I’ve know Tony for more than a decade and I can honestly say there is no one more qualified to lead employees. His success in this area—itself a testament to Thorntons’ ability to cultivate strong leaders—is not surprising. They are simply experts at attracting and retaining quality individuals across the board, and that’s something all companies in this industry must aspire to.

The service culture certainly has its rewards. The 165-store chain now boasts annual revenues of more than $1.4 billion. Despite the global recession, the company is on pace to build about 10 new stores in 2011 and fully renovate 12 more. As Matt Thornton said, “Business has been good at Thorntons.”

Giving Back
As business has picked up, so has the company’s charitable efforts. Thorntons supports dozens of local and national charities like The Salvation Army, United Way, Girl Scouts and Big Brothers Big Sisters of America.

Locally, in the last two months of 2010, Thorntons made two separate $1 million donations to 21st Century Parks, a nonprofit organization that creates new parks in Louisville, and the Speed Art Museum to fund the expansion and renovation of the facility also in Louisville.

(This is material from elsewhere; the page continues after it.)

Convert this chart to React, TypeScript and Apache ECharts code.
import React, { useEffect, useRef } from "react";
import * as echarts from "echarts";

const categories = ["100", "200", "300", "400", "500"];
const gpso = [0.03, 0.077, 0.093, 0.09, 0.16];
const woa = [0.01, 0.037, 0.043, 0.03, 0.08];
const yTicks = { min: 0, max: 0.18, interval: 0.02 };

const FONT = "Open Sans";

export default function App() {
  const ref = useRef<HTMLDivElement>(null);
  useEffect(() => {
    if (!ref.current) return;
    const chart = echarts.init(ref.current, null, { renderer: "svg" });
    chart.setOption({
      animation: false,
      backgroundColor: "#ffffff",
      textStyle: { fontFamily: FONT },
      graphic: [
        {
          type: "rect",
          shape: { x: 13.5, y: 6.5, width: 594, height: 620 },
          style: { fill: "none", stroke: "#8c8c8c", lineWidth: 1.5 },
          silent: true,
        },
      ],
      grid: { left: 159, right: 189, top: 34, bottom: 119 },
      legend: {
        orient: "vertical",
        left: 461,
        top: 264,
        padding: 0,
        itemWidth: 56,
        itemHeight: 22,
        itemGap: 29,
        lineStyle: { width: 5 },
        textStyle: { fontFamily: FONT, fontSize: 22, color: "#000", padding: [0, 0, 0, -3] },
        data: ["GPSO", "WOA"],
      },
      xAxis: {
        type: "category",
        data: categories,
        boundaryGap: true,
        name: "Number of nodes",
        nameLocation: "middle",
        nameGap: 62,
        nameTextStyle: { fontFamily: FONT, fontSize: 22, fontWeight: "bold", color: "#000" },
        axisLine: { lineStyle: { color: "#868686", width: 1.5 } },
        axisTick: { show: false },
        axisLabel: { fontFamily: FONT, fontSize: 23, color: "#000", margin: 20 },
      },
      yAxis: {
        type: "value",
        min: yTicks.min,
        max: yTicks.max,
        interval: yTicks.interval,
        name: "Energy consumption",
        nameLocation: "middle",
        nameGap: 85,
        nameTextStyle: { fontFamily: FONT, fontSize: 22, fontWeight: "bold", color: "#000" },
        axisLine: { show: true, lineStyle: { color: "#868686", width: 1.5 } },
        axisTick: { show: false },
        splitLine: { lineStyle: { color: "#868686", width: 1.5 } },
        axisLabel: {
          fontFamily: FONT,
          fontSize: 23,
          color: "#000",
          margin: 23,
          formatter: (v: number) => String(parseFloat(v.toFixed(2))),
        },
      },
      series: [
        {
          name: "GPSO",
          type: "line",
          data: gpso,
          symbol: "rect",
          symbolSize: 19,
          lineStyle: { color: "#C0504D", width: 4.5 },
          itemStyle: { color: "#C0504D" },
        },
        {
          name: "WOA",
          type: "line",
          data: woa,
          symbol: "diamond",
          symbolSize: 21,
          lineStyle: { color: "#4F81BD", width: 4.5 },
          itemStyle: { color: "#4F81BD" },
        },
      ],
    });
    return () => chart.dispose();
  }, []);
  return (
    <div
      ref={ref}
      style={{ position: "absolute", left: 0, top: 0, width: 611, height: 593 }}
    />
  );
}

In 2010 Thorntons also created its first internal charitable organization, Champ Cares, to support team members impacted by a severe hardship—another example of how the group works together out of mutual respect for one another.

“We have created a wonderful team that is focused on service, but we are always looking to get better,” Zikias said. “This industry is extremely competitive. You can’t let your guard down for a moment or you will lose that momentum and eventually your customers. That’s great motivation to keep improving.”